▶ **Dataset records**

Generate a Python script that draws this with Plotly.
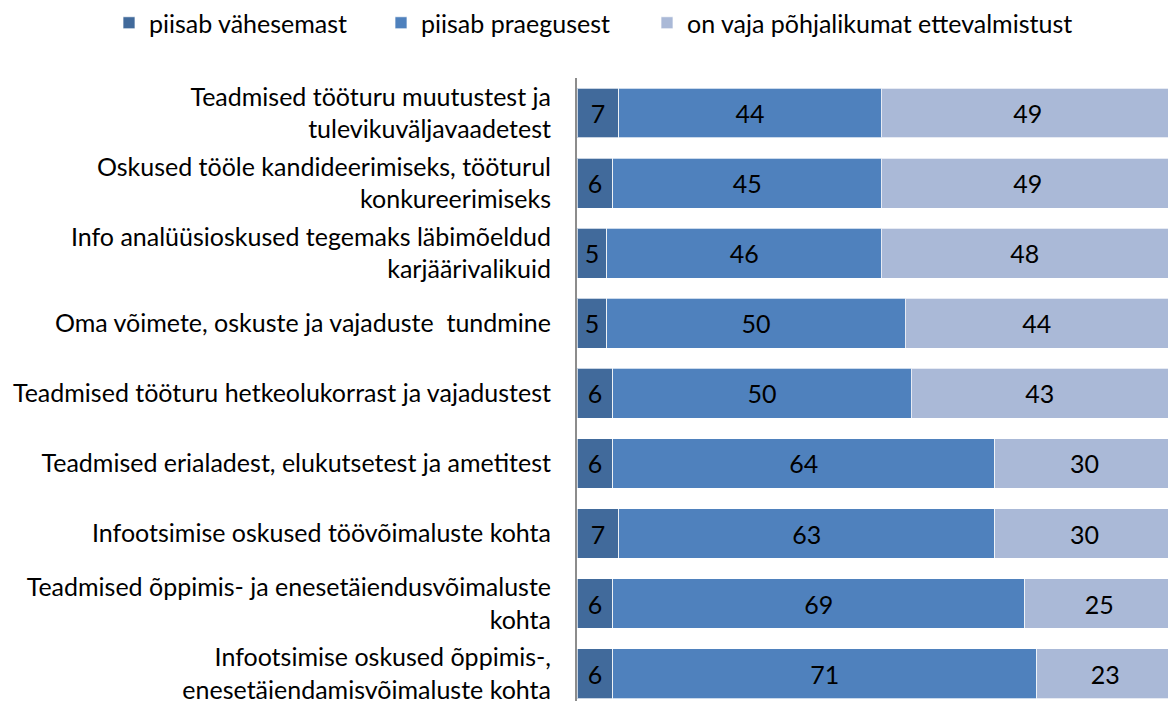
import plotly.graph_objects as go

categories = [
    "Teadmised tööturu muutustest ja<br>tulevikuväljavaadetest",
    "Oskused tööle kandideerimiseks, tööturul<br>konkureerimiseks",
    "Info analüüsioskused tegemaks läbimõeldud<br>karjäärivalikuid",
    "Oma võimete, oskuste ja vajaduste  tundmine",
    "Teadmised tööturu hetkeolukorrast ja vajadustest",
    "Teadmised erialadest, elukutsetest ja ametitest",
    "Infootsimise oskused töövõimaluste kohta",
    "Teadmised õppimis- ja enesetäiendusvõimaluste<br>kohta",
    "Infootsimise oskused õppimis-,<br>enesetäiendamisvõimaluste kohta",
]

piisab_vahesemast = [7, 6, 5, 5, 6, 6, 7, 6, 6]
piisab_praegusest = [44, 45, 46, 50, 50, 64, 63, 69, 71]
pohjalikum_ettevalmistus = [49, 49, 48, 44, 43, 30, 30, 25, 23]

series_names = [
    "piisab vähesemast",
    "piisab praegusest",
    "on vaja põhjalikumat ettevalmistust",
]
series_colors = ["#416A9B", "#4F81BD", "#AAB9D7"]

FONT = "Lato"
FS = 25
W, H = 1168, 704

# each series gets its own legend box so the three entries sit in one row
legend_ids = ["legend", "legend2", "legend3"]
legend_x_px = [109, 381, 647]

fig = go.Figure()
for name, vals, color, lid in zip(
    series_names,
    [piisab_vahesemast, piisab_praegusest, pohjalikum_ettevalmistus],
    series_colors,
    legend_ids,
):
    fig.add_trace(
        go.Bar(
            name=name,
            y=categories,
            x=vals,
            orientation="h",
            legend=lid,
            marker=dict(color=color, line=dict(color="rgba(255,255,255,0.7)", width=1)),
            text=[str(v) for v in vals],
            textposition="inside",
            insidetextanchor="middle",
            textangle=0,
            textfont=dict(family=FONT, size=FS, color="#000000"),
        )
    )

legend_common = dict(
    orientation="h",
    xref="container",
    yref="container",
    xanchor="left",
    yanchor="middle",
    y=1 - 23 / H,
    itemwidth=30,
    bgcolor="rgba(0,0,0,0)",
    font=dict(family=FONT, size=FS, color="#000000"),
)

fig.update_layout(
    barmode="stack",
    bargap=0.29,
    width=W,
    height=H,
    margin=dict(l=577, r=0, t=78, b=0),
    plot_bgcolor="white",
    paper_bgcolor="white",
    font=dict(family=FONT, size=FS, color="#000000"),
    uniformtext=dict(minsize=FS, mode="show"),
    showlegend=True,
    legend=dict(x=legend_x_px[0] / W, **legend_common),
    legend2=dict(x=legend_x_px[1] / W, **legend_common),
    legend3=dict(x=legend_x_px[2] / W, **legend_common),
)

fig.update_xaxes(
    range=[0, 99],
    showgrid=False,
    zeroline=False,
    showticklabels=False,
    showline=False,
    ticks="",
)

fig.update_yaxes(
    categoryorder="array",
    categoryarray=categories,
    range=[8.39, -0.5],
    showgrid=False,
    zeroline=False,
    showline=True,
    linecolor="#8C8C8C",
    linewidth=2,
    ticks="",
    ticklabelstandoff=19,
    tickfont=dict(family=FONT, size=FS, color="#000000"),
)

fig.write_html("out.html")
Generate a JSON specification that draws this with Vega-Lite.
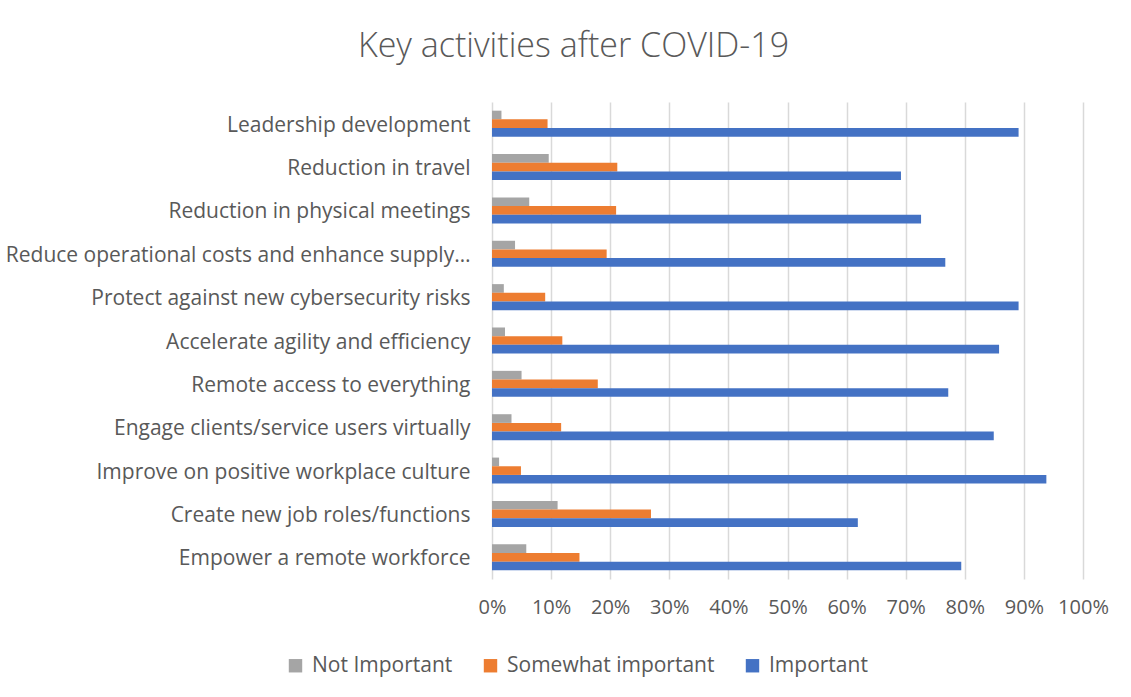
{
  "$schema": "https://vega.github.io/schema/vega-lite/v6.json",
  "autosize": "none",
  "width": 591,
  "height": 477,
  "padding": {"left": 492, "top": 102, "right": 48, "bottom": 118},
  "background": "white",
  "title": {
    "text": "Key activities after COVID-19",
    "font": "Open Sans",
    "fontWeight": 300,
    "fontSize": 34,
    "color": "#595959",
    "anchor": "middle",
    "dx": -214,
    "offset": 38
  },
  "data": {
    "values": [
      {"activity": "Leadership development", "series": "Not Important", "value": 0.016},
      {"activity": "Leadership development", "series": "Somewhat important", "value": 0.094},
      {"activity": "Leadership development", "series": "Important", "value": 0.891},
      {"activity": "Reduction in travel", "series": "Not Important", "value": 0.096},
      {"activity": "Reduction in travel", "series": "Somewhat important", "value": 0.212},
      {"activity": "Reduction in travel", "series": "Important", "value": 0.692},
      {"activity": "Reduction in physical meetings", "series": "Not Important", "value": 0.063},
      {"activity": "Reduction in physical meetings", "series": "Somewhat important", "value": 0.21},
      {"activity": "Reduction in physical meetings", "series": "Important", "value": 0.726},
      {"activity": "Reduce operational costs and enhance supply chains", "series": "Not Important", "value": 0.039},
      {"activity": "Reduce operational costs and enhance supply chains", "series": "Somewhat important", "value": 0.194},
      {"activity": "Reduce operational costs and enhance supply chains", "series": "Important", "value": 0.767},
      {"activity": "Protect against new cybersecurity risks", "series": "Not Important", "value": 0.02},
      {"activity": "Protect against new cybersecurity risks", "series": "Somewhat important", "value": 0.09},
      {"activity": "Protect against new cybersecurity risks", "series": "Important", "value": 0.891},
      {"activity": "Accelerate agility and efficiency", "series": "Not Important", "value": 0.022},
      {"activity": "Accelerate agility and efficiency", "series": "Somewhat important", "value": 0.119},
      {"activity": "Accelerate agility and efficiency", "series": "Important", "value": 0.858},
      {"activity": "Remote access to everything", "series": "Not Important", "value": 0.05},
      {"activity": "Remote access to everything", "series": "Somewhat important", "value": 0.179},
      {"activity": "Remote access to everything", "series": "Important", "value": 0.772},
      {"activity": "Engage clients/service users virtually", "series": "Not Important", "value": 0.033},
      {"activity": "Engage clients/service users virtually", "series": "Somewhat important", "value": 0.117},
      {"activity": "Engage clients/service users virtually", "series": "Important", "value": 0.849},
      {"activity": "Improve on positive workplace culture", "series": "Not Important", "value": 0.012},
      {"activity": "Improve on positive workplace culture", "series": "Somewhat important", "value": 0.049},
      {"activity": "Improve on positive workplace culture", "series": "Important", "value": 0.938},
      {"activity": "Create new job roles/functions", "series": "Not Important", "value": 0.111},
      {"activity": "Create new job roles/functions", "series": "Somewhat important", "value": 0.269},
      {"activity": "Create new job roles/functions", "series": "Important", "value": 0.619},
      {"activity": "Empower a remote workforce", "series": "Not Important", "value": 0.058},
      {"activity": "Empower a remote workforce", "series": "Somewhat important", "value": 0.148},
      {"activity": "Empower a remote workforce", "series": "Important", "value": 0.794}
    ]
  },
  "mark": {"type": "bar", "cornerRadius": 0},
  "encoding": {
    "y": {
      "field": "activity",
      "type": "nominal",
      "sort": null,
      "title": null,
      "scale": {"paddingInner": 0.4, "paddingOuter": 0.2},
      "axis": {
        "ticks": false,
        "domain": false,
        "grid": false,
        "labelPadding": 22,
        "labelOffset": 2,
        "labelFont": "Open Sans",
        "labelFontSize": 21,
        "labelColor": "#595959",
        "labelLimit": 466
      }
    },
    "yOffset": {
      "field": "series",
      "type": "nominal",
      "sort": ["Not Important", "Somewhat important", "Important"],
      "scale": {"paddingInner": 0, "paddingOuter": 0}
    },
    "x": {
      "field": "value",
      "type": "quantitative",
      "title": null,
      "scale": {"domain": [0, 1], "nice": false},
      "axis": {
        "format": ".0%",
        "values": [0, 0.1, 0.2, 0.3, 0.4, 0.5, 0.6, 0.7, 0.8, 0.9, 1],
        "labelOverlap": false,
        "labelFlush": false,
        "ticks": false,
        "domain": false,
        "gridColor": "#D9D9D9",
        "gridWidth": 1.5,
        "labelPadding": 18,
        "labelFont": "Open Sans",
        "labelFontSize": 20,
        "labelColor": "#595959"
      }
    },
    "color": {
      "field": "series",
      "type": "nominal",
      "sort": ["Not Important", "Somewhat important", "Important"],
      "scale": {
        "domain": ["Not Important", "Somewhat important", "Important"],
        "range": ["#A5A5A5", "#ED7D31", "#4472C4"]
      },
      "legend": {
        "title": null,
        "orient": "none",
        "direction": "horizontal",
        "legendX": -207,
        "legendY": 553,
        "symbolType": "square",
        "symbolSize": 180,
        "symbolStrokeWidth": 0,
        "labelFont": "Open Sans",
        "labelFontSize": 21,
        "labelColor": "#595959",
        "labelOffset": 6,
        "labelLimit": 400,
        "columnPadding": 27
      }
    }
  },
  "config": {
    "view": {"stroke": null}
  }
}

▶ **The task**
Starting at the top of the listing above, reproduce each line up to and including the one with "import plotly.graph_objects as go"; omit the pictures.

▶ **Solution to this exercise**
Generate a Python script that draws this with Plotly.
import plotly.graph_objects as go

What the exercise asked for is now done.